Professionals can install drywall in homes, multiunit buildings, commercial properties or offices as a way to finish a room or space after new construction or remodeling. Contractors and drywall specialists tackle drywall installation for basement finishing, garage finishing bonus room finishing and entire interiors on new construction jobs. In addition, these pros can help with popcorn ceiling removal, water damage repair, hole repair, drop-ceiling installation. Most are skilled at taping and sanding joints, spraying texture, and removing old drywall and replacing it with new drywall. Experienced drywall contractors can give more accurate bids for drywall projects than general contractors. In addition, working through a general contractor will always cost more because they typically include a markup for themselves on top of the drywall subcontractor’s fee (that's not a bad thing—it’s their cost of doing business). Several factors affect the overall cost of drywall installation.
Labor, material and prep
Drywall professionals often quote a set price after doing a site visit and determining the approximate labor costs, material costs and prep work required. Chris Roy of Roy Brothers Drywall in Norwich, Connecticut, says that after a site visit, he prepares a quote based on how long it will take him to work in increments of 0.1 workday or 0.8 hours and multiplies that by $350 to cover labor costs for himself and his worker. From this base price, he adds travel, materials and an "uncertainty factor." The uncertainty stems from working in a setting with multiple subcontractors where the scope of work can sometimes shift. Some professionals generate drywall estimates based on a set cost per square foot, and some base quotes on a combination of time required and the size of the job. Here are a few project cost examples from Roy Brothers Drywall:
Drywall installation for one or two standard-size rooms: ~ $900–$1,500
Hang and tape an outbuilding with ~ 40 drywall sheets at 75 cents per square foot: $1,450, including three and three-quarters days of work
Scrape a popcorn ceiling in a kitchen, repair cracks in walls and prime: $475, including three short days of work
- Install a drop ceiling in one room at 93 cents per square foot: $375, including one and a quarter days of work
Popcorn ceiling removal
Many popcorn ceilings installed from the 1930s through the 1980s pose a potential health hazard because they often contain asbestos. The cost to remove a popcorn ceiling can vary, depending on the complexity and size of the job. Roy Brothers Drywall charges approximately $1.25 per square foot to scrape, tape, sand, prime and paint a ceiling. The cost drops 25 cents per square foot if customers do the painting themselves after drywall installation.
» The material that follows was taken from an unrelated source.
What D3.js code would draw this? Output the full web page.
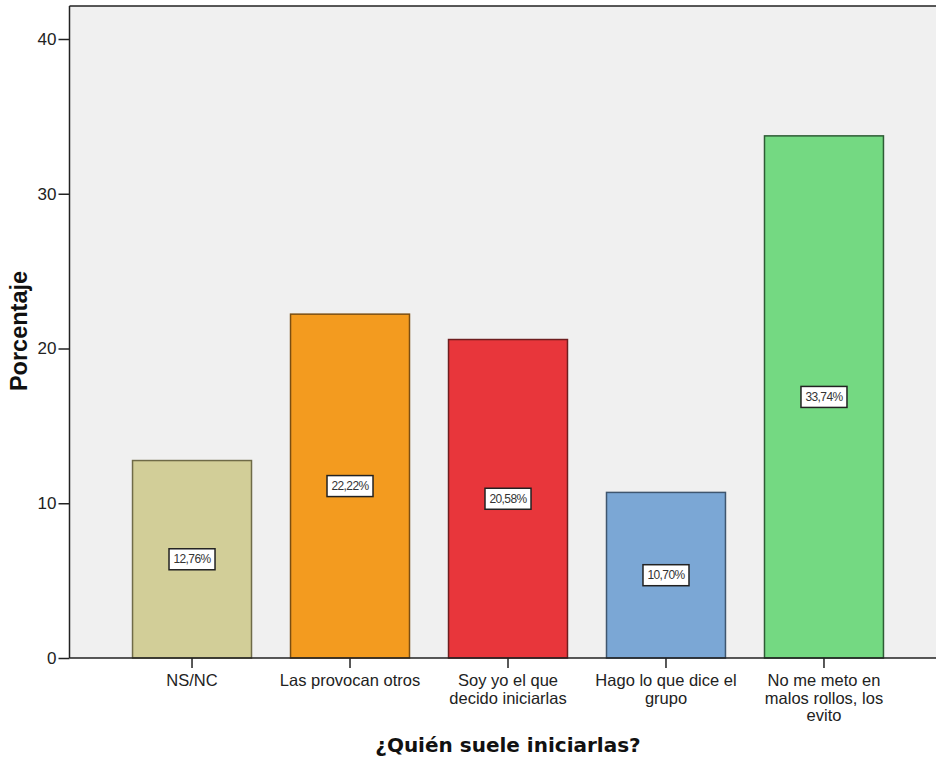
<!DOCTYPE html>
<html><head><meta charset="utf-8">
<script src="https://cdn.jsdelivr.net/npm/d3@7"></script>
<style>body{margin:0;background:#fff}</style>
</head><body>
<svg id="c" width="936" height="760"></svg>
<script>
const categories = ["NS/NC","Las provocan otros","Soy yo el que decido iniciarlas","Hago lo que dice el grupo","No me meto en malos rollos, los evito"];
const categoryLines = [["NS/NC"],["Las provocan otros"],["Soy yo el que","decido iniciarlas"],["Hago lo que dice el","grupo"],["No me meto en","malos rollos, los","evito"]];
const values = [12.76, 22.22, 20.58, 10.70, 33.74];
const valueLabels = ["12,76%","22,22%","20,58%","10,70%","33,74%"];
const yTicks = [0,10,20,30,40];
const fills = ["#d2ce98","#f39b1f","#e8363b","#7ba7d5","#74d982"];
const strokes = ["#6f6b48","#7a4e12","#6e1e1f","#3f566f","#2e5c35"];

const svg = d3.select("#c");
const L = 69.5, T = 6, B = 658, R = 946.5;
const y = d3.scaleLinear().domain([0,40]).range([B, 39]);
const x = d3.scaleBand().domain(categories).range([L, R]).paddingInner(0.247).paddingOuter(0.399);

svg.append("rect").attr("x",L).attr("y",T).attr("width",R-L).attr("height",B-T).attr("fill","#f0f0f0");
svg.append("line").attr("x1",L).attr("x2",936).attr("y1",T).attr("y2",T).attr("stroke","#222").attr("stroke-width",1.5);

svg.selectAll("rect.bar").data(values).join("rect").attr("class","bar")
  .attr("x",(d,i)=>x(categories[i])).attr("width",x.bandwidth())
  .attr("y",d=>y(d)).attr("height",d=>B-y(d))
  .attr("fill",(d,i)=>fills[i]).attr("stroke",(d,i)=>strokes[i]).attr("stroke-width",1.5);

// value labels
const lg = svg.selectAll("g.lab").data(values).join("g").attr("class","lab")
  .attr("transform",(d,i)=>`translate(${x(categories[i])+x.bandwidth()/2},${y(d/2)})`);
lg.append("rect").attr("x",-23).attr("y",-10.5).attr("width",46).attr("height",21)
  .attr("fill","#fff").attr("stroke","#222").attr("stroke-width",1.5);
lg.append("text").attr("text-anchor","middle").attr("dy","0.35em")
  .attr("font-family","Liberation Sans, Arial, sans-serif").attr("font-size",12)
  .attr("letter-spacing","-0.6").attr("fill","#333").text((d,i)=>valueLabels[i]);

// y axis
const ya = svg.append("g").attr("transform",`translate(${L},0)`)
  .call(d3.axisLeft(y).tickValues(yTicks).tickSize(11).tickPadding(2).tickFormat(d3.format("d")));
ya.select(".domain").attr("stroke","#222").attr("stroke-width",1.5).attr("d",`M0,${T}V${B}`);
ya.selectAll(".tick line").attr("stroke","#222").attr("stroke-width",1.5);
ya.selectAll(".tick text").attr("font-family","Liberation Sans, Arial, sans-serif").attr("font-size",17).attr("fill","#222");

// x axis
const xa = svg.append("g").attr("transform",`translate(0,${B})`)
  .call(d3.axisBottom(x).tickSize(10).tickFormat(""));
xa.select(".domain").attr("stroke","#222").attr("stroke-width",1.5).attr("d",`M${L},0H936`);
xa.selectAll(".tick line").attr("stroke","#222").attr("stroke-width",1.5);
xa.selectAll(".tick").each(function(d,i){
  const t = d3.select(this).append("text").attr("text-anchor","middle")
    .attr("font-family","Liberation Sans, Arial, sans-serif").attr("font-size",16.5).attr("fill","#222");
  categoryLines[i].forEach((ln,j)=>t.append("tspan").attr("x",0).attr("y",28+j*17.5).text(ln));
});

svg.append("text").attr("transform","translate(27,331) rotate(-90)").attr("text-anchor","middle")
  .attr("font-family","Liberation Sans, Arial, sans-serif").attr("font-weight","bold").attr("font-size",23.5).attr("fill","#111").text("Porcentaje");
svg.append("text").attr("x",508).attr("y",752).attr("text-anchor","middle")
  .attr("font-family","DejaVu Sans, sans-serif").attr("font-weight","bold").attr("font-size",20).attr("fill","#111").text("¿Quién suele iniciarlas?");
</script>
</body></html>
Drywall often develops cracks and holes over time. Roy Brothers Drywall charges $250–$350 to repair drywall without repainting. With painting, the total cost can be as much as $550. Roy of Roy Brothers Drywall says his prices may be higher than competitors because his company strives for a flat, longer-lasting and an overall high-quality finish on repairs.
New construction versus remodel
According to Roy of Roy Brothers Drywall, installing drywall in a newly constructed building is a lot cheaper per square foot or per board than installing during a home remodel. Work during a home remodel is often chopped up into many different workspaces throughout the house. It's much easier when the walls are new and the drywall contractor can put up eight to 12 boards per hour unimpeded in a new construction.
Drywall materials come in a variety of thicknesses and grades. Standard residential sheetrock is ½-inch thick, for example. Garage walls adjacent to a living space are typically ⅝-inch to serve as a firewall. Most contractors will use firewall-grade materials almost always on the ceiling of a garage as well. Green and purple sheetrock boards are mold-resistant (MR) for use in areas where moisture can accumulate, such as bathrooms and basements. Regular sheetrock is gray or white. Sheetrock is now made about 30 percent lighter than it used to be, so hanging isn't as physically demanding. Currently, the fire-rated ⅝-inch sheetrock is not available in the 30 percent lighter material, however. Mud also comes in several options: lightweight, general-purpose and ready-mix (powder). Professional contractors should know to use screws to hang drywall—¼-inch coarse-thread drywall screws are the most common.
According to Roy Brothers Drywall, the cost for materials can be anywhere from 15 percent to 50 percent of the total project cost, depending on the size of the job. For example, a patch job requires much more labor (tooling up, travel, unloading, work, packing up, repeat) than materials (handful of screws, small scrap piece of sheetrock, leftover mud, tape, etc).
Drywall pros also have to pay for labor, insurance, tools, vehicles and vehicle repairs, marketing, and registration reports. Depending on the size of the company, overhead costs can be significant, which in turn affects the overall cost of drywall projects. The regional cost of living and labor rates also affect project costs.